To do: Begin the copy with the line that contains "Write the React, TypeScript" and end it with the line that contains "8000, 9000, 10000];". Print these lines exactly and omit all pictures.

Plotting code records
------------------------------------------------------------

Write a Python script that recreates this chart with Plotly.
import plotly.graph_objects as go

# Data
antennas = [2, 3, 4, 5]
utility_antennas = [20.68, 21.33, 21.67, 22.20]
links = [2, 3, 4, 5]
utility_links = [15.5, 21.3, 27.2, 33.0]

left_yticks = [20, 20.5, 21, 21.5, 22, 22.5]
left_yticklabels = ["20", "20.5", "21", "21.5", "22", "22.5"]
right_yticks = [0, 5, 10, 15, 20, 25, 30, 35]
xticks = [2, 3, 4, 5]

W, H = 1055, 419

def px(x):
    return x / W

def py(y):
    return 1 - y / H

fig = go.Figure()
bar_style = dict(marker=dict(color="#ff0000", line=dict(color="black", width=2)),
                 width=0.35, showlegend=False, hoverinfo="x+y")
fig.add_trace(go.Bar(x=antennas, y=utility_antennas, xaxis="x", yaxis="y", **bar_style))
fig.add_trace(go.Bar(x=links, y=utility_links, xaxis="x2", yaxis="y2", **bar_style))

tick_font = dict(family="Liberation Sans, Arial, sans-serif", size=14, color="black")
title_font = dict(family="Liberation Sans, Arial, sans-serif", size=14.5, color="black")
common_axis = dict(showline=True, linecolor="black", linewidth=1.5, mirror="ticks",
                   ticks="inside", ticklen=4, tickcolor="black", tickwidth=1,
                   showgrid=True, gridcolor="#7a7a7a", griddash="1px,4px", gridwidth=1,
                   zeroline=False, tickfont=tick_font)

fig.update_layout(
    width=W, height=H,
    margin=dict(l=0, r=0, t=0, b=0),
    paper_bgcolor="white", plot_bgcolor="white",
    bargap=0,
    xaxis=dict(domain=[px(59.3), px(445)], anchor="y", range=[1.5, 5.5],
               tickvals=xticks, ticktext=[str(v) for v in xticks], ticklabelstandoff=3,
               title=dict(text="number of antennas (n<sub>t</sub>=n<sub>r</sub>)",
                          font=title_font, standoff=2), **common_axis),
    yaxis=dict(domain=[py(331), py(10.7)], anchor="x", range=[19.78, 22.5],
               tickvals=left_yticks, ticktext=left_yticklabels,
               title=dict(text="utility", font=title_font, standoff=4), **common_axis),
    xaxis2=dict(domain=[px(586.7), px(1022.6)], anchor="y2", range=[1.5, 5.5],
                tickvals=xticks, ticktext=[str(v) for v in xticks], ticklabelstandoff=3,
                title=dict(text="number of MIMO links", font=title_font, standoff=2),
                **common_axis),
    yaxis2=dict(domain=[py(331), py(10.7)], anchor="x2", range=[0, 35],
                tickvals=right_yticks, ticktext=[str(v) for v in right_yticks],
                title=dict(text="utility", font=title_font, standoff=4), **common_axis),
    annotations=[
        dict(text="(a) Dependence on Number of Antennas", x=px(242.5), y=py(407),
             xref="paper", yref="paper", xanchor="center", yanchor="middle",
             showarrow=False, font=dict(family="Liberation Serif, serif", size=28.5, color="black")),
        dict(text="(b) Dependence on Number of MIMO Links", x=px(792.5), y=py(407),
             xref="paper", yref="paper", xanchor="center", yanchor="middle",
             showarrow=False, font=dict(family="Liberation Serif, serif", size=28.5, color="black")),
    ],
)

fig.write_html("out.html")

------------------------------------------------------------

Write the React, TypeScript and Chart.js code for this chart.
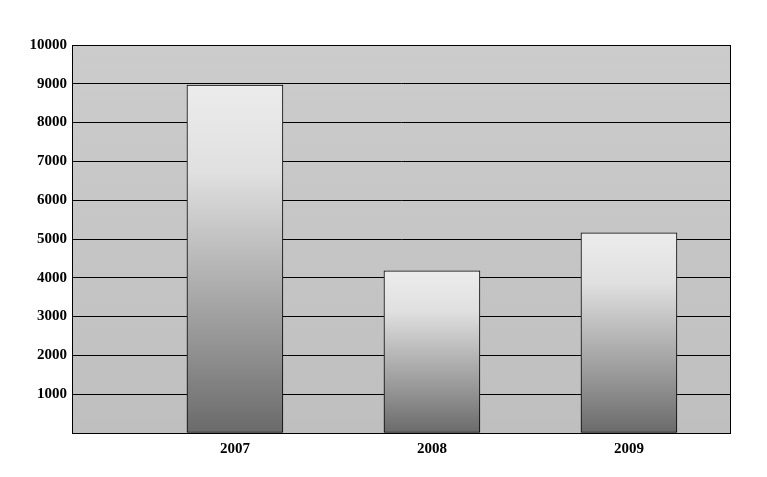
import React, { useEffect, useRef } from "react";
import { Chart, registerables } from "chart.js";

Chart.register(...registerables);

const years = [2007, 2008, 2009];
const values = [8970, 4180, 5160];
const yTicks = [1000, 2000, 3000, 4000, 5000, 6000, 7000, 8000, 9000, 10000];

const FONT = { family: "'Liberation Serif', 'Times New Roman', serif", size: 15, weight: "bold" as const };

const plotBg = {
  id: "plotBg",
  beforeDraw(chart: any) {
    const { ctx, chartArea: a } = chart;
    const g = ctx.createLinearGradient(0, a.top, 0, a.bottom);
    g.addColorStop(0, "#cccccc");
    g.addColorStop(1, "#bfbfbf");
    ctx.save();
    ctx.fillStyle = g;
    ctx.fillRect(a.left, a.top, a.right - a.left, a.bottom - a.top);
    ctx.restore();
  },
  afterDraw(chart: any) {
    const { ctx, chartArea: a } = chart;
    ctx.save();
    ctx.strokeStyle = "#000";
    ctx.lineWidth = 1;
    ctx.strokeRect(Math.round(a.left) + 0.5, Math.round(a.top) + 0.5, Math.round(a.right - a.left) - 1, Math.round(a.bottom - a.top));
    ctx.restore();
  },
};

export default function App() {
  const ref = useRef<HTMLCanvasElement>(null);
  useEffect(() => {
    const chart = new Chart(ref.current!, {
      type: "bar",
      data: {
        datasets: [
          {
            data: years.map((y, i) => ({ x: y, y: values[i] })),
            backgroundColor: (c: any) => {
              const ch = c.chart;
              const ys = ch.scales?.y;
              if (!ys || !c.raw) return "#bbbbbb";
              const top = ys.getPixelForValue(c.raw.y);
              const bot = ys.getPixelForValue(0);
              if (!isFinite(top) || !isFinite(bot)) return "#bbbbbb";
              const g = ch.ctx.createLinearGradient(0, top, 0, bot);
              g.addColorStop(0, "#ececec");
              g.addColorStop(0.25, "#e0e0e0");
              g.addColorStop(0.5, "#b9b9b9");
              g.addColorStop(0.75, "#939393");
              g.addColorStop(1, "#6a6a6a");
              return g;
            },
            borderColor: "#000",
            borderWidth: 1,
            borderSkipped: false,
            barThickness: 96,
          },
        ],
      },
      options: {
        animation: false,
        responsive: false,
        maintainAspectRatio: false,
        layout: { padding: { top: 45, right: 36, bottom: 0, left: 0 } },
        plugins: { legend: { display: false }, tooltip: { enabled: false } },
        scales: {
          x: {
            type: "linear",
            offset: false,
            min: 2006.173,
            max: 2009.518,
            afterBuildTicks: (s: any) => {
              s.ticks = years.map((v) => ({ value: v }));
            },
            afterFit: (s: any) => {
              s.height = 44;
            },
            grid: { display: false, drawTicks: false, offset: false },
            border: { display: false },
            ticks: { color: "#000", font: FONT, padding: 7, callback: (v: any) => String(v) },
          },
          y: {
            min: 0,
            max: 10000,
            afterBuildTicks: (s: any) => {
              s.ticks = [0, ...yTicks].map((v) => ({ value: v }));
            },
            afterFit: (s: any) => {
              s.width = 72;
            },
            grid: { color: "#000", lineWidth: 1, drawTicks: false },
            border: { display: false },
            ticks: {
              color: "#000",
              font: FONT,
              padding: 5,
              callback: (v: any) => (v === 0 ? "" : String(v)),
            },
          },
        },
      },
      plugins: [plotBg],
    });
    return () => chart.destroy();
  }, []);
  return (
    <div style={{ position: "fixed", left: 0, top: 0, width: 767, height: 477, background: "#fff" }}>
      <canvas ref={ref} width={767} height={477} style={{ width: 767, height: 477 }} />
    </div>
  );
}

------------------------------------------------------------

Written answer:
Write the React, TypeScript and Chart.js code for this chart.
import React, { useEffect, useRef } from "react";
import { Chart, registerables } from "chart.js";

Chart.register(...registerables);

const years = [2007, 2008, 2009];
const values = [8970, 4180, 5160];
const yTicks = [1000, 2000, 3000, 4000, 5000, 6000, 7000, 8000, 9000, 10000];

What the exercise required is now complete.